9 .- Il terzo ed il quarto motivo -esaminabili congiuntamente in considerazione dell’identica questione che pongono -sono inammissibili.
È, infatti, noto (per tutte: Cass., sez. I, 12 ottobre 2018, n° 25554) che l’interpretazione del contratto e degli atti di autonomia privata, traducendosi nella ricerca della comune intenzione dei contraenti, costituisce un’indagine riservata al giudice di merito, il cui risultato è censurabile in sede di legittimità soltanto per violazione dei criteri legali di ermeneutica contrattuale ovvero per vizio di motivazione, configurabile quando la stessa risulti contraria a logica o incongrua, cioè tale da non consentire il controllo del procedimento logico seguito per giungere alla decisione.
Ai fini della censura di violazione di legge, non è peraltro sufficiente l’astratto riferimento alle regole legali di interpretazione, ma è necessaria, in ossequio al principio di specificità del ricorso, l’indicazione dei canoni rimasti in concreto inosservati, con la precisazione del modo e delle considerazioni attraverso i quali il giudice di merito se ne è discostato.
La denuncia del vizio di interpretazione del contratto richiede, dunque, la precisa indicazione delle lacune argomentative del ragionamento seguito dal giudice di merito, ovvero delle incongruenze dello stesso, consistenti nell’attribuzione agli elementi di giudizio di un significato estraneo al senso comune, o ancora dei punti inficiati da mancanza di coerenza, cioè connotati da un’assoluta incompatibilità razionale degli argomenti, sempre che questi vizi emergano appunto dalla sentenza.
In ogni caso, le predette censure devono essere accompagnate dalla trascrizione del testo integrale della regolamentazione pattizia del rapporto o della parte in contestazione, in modo da consentire a questa Corte di verificare la pertinenza delle critiche sollevate e d’individuare la diversa portata che il ricorrente pretende di
attribuire alla clausola in questione, ancor prima di valutare la sussistenza dei vizi lamentati.
Ora, pur enunciandosi nei motivi in esame la violazione dei canoni ermeneutici degli artt. 1362, 1363 e 1367 cod. civ., si tende in realtà ad ottenere da questa Corte una interpretazione alternativa del contratto, che attribuisca alla menzionata ‘ relazione esplicativa ‘ un significato diverso da quello plausibilmente ritenuto dalla Corte territoriale, secondo la quale detta relazione sarebbe ‘ indicativa della portata del servizio, ma non àncora indissolubilmente l’oggetto del contratto al quantitativo giornaliero di 4641 quintali ‘.
10 .- Con la quinta doglianza -contenente due profili: ‘ V/A) Motivazione apparente, o obiettivamente incomprensibile; violazione degli artt. 112 e 132, comma I, numero 4, c.p.c., nonché dell’art. 111 comma VI, Cost.; nullità della sentenza o del procedimento (art. 360, comma I, n. 4, c.p.c.).
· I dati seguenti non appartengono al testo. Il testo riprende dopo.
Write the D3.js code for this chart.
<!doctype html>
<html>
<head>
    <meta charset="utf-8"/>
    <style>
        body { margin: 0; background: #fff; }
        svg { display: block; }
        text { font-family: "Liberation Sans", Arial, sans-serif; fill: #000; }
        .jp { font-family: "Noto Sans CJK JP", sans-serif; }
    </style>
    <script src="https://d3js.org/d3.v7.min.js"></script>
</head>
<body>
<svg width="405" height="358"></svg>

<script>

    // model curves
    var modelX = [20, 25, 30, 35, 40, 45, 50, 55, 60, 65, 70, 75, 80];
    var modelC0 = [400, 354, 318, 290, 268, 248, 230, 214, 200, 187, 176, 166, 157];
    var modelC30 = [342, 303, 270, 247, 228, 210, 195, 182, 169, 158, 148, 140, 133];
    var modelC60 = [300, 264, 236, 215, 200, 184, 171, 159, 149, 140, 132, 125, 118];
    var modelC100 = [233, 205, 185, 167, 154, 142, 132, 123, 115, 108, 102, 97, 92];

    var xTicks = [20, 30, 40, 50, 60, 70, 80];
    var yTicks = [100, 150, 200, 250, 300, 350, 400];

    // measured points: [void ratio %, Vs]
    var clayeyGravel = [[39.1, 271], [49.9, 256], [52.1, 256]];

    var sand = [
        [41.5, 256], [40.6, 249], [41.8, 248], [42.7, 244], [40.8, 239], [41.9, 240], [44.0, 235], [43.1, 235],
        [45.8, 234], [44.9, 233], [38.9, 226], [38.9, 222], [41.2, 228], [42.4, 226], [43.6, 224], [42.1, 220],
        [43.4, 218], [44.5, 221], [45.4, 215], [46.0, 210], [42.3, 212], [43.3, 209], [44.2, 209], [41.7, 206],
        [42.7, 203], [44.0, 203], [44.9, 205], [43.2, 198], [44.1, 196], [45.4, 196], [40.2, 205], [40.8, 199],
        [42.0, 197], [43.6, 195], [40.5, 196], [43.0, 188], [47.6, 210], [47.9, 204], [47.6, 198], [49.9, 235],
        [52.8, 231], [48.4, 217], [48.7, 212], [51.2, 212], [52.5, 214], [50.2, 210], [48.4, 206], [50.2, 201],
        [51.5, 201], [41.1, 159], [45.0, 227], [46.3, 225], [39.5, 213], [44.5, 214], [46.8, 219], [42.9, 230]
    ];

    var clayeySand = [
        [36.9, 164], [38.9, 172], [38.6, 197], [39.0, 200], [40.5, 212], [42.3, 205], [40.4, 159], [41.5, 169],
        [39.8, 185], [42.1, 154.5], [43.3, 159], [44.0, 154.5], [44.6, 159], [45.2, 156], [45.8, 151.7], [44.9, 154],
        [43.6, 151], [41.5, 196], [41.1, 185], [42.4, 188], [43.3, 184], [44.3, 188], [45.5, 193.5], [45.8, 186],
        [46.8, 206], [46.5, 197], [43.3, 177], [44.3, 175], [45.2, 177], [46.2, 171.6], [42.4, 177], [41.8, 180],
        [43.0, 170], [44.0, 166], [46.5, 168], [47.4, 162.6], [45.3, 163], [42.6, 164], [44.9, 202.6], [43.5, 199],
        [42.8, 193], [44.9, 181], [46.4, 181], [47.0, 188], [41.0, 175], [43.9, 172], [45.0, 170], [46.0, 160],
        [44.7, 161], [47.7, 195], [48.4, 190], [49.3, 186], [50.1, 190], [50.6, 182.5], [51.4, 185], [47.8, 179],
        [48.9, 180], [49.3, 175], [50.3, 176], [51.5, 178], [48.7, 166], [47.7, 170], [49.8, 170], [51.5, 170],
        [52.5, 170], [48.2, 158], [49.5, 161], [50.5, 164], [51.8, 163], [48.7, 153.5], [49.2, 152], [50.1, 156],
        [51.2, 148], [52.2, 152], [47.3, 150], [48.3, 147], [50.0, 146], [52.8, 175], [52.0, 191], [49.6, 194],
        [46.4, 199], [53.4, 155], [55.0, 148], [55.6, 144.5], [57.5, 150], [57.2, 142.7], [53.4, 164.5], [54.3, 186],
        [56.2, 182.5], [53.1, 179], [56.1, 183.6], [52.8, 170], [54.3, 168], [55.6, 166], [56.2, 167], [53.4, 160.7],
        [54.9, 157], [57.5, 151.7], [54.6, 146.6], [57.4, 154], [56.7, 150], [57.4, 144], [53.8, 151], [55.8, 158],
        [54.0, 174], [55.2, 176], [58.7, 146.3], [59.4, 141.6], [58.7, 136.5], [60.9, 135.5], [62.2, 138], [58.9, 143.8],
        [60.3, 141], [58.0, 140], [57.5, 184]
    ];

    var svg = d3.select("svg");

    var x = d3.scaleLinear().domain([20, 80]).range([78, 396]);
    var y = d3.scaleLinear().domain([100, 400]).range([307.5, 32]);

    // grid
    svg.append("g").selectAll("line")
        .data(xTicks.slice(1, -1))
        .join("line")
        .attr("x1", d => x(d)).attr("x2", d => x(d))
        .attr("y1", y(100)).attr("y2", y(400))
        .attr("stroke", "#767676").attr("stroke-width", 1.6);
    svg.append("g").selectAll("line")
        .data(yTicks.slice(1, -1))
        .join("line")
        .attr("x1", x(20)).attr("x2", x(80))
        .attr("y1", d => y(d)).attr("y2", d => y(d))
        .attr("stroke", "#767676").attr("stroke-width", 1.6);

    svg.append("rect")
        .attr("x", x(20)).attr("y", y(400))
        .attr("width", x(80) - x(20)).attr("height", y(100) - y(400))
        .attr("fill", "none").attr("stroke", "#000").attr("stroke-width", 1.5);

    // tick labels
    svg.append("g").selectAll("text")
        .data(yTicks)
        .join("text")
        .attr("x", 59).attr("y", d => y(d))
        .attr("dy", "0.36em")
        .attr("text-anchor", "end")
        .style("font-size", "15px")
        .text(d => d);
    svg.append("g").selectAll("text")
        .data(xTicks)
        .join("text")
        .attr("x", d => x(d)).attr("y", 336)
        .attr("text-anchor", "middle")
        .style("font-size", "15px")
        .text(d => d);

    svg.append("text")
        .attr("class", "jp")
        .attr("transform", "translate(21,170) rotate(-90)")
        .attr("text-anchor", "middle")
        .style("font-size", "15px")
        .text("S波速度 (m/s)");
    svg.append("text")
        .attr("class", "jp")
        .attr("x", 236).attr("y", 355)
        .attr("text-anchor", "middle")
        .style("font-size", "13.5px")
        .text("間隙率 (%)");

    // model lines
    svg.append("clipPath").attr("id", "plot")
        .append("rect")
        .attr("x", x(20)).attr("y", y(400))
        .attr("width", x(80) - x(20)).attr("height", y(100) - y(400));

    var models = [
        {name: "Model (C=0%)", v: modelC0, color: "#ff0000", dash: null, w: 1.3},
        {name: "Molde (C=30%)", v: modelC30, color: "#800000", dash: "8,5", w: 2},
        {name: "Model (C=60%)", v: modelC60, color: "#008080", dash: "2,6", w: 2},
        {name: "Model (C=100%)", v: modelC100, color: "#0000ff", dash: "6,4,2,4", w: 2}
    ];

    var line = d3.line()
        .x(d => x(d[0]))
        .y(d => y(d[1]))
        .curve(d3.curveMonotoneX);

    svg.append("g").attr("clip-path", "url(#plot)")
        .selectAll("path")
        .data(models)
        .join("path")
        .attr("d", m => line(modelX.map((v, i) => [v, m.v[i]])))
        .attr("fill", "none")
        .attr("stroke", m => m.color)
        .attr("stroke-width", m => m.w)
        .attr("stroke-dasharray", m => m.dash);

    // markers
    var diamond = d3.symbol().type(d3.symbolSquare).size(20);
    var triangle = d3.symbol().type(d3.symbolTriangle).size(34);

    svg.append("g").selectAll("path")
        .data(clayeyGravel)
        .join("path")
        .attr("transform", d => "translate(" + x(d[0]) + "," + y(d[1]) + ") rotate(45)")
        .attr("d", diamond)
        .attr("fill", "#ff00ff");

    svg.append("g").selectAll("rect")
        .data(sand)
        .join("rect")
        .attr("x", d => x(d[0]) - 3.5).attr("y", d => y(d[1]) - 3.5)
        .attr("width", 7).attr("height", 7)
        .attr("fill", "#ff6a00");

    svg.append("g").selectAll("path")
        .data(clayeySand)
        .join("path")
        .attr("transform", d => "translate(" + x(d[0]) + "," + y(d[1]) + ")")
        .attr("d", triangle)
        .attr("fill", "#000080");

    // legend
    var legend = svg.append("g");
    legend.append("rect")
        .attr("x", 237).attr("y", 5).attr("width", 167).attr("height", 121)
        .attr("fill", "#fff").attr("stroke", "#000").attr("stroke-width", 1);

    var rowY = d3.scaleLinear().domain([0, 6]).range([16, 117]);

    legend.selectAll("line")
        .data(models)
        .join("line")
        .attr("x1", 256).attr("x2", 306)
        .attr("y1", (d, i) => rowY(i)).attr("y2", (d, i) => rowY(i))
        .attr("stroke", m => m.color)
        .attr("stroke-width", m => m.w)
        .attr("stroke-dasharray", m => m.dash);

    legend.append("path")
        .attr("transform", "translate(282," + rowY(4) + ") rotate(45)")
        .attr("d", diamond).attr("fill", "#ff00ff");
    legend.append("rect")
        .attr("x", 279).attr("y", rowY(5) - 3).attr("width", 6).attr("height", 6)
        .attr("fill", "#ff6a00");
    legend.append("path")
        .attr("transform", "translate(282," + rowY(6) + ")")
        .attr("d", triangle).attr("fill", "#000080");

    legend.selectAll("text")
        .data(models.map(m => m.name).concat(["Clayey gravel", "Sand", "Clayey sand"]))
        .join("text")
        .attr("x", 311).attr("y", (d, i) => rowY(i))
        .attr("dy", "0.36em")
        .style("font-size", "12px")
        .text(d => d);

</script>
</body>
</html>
V/B) Ulteriore violazione e falsa applicazione dell’art. 1660 e.e. (art. 360, I comma, n. 3 c.p.c.) ‘ -deduce che un passaggio motivazionale della sentenza (‘ Va comunque osservato che negli appalti pubblici, la necessità di preservare anche la certezza dello stanziamento finanziario, necessario al compimento dell’opera, ha portato ad una disciplina dettagliata delle varianti applicabili ‘) era da qualificare come ‘ mera considerazione ‘ svolta dalla Corte territoriale.
Nondimeno, qualora si dovesse ritenere che detto passaggio contenga anche un’autonoma ratio , la Curatela fa osservare che esso conterrebbe una motivazione incomprensibile, essendo priva di ogni coerenza con il percorso logico seguito dal giudice.
11 .- Il mezzo è inammissibile, in quanto ha ad oggetto un obiter della sentenza privo di decisività.
12 .- Il ricorso va, dunque, conclusivamente respinto.
-Spese alla soccombenza.
p.q.m.
la Corte respinge il ricorso e condanna il ricorrente a rifondere al resistente le spese del presente giudizio, che liquida in euro 18.000,00 per compensi ed euro 200,00 per esborsi, oltre al rimborso forfettario delle spese in ragione del 15%, oltre al cp ed all’iva, se dovuta.
Dà atto della sussistenza dei presupposti di cui all’articolo 13, comma 1-quater, del decreto del presidente della repubblica 30 maggio 2002 n° 115, per il raddoppio del contributo unificato a carico del ricorrente, ove dovuto.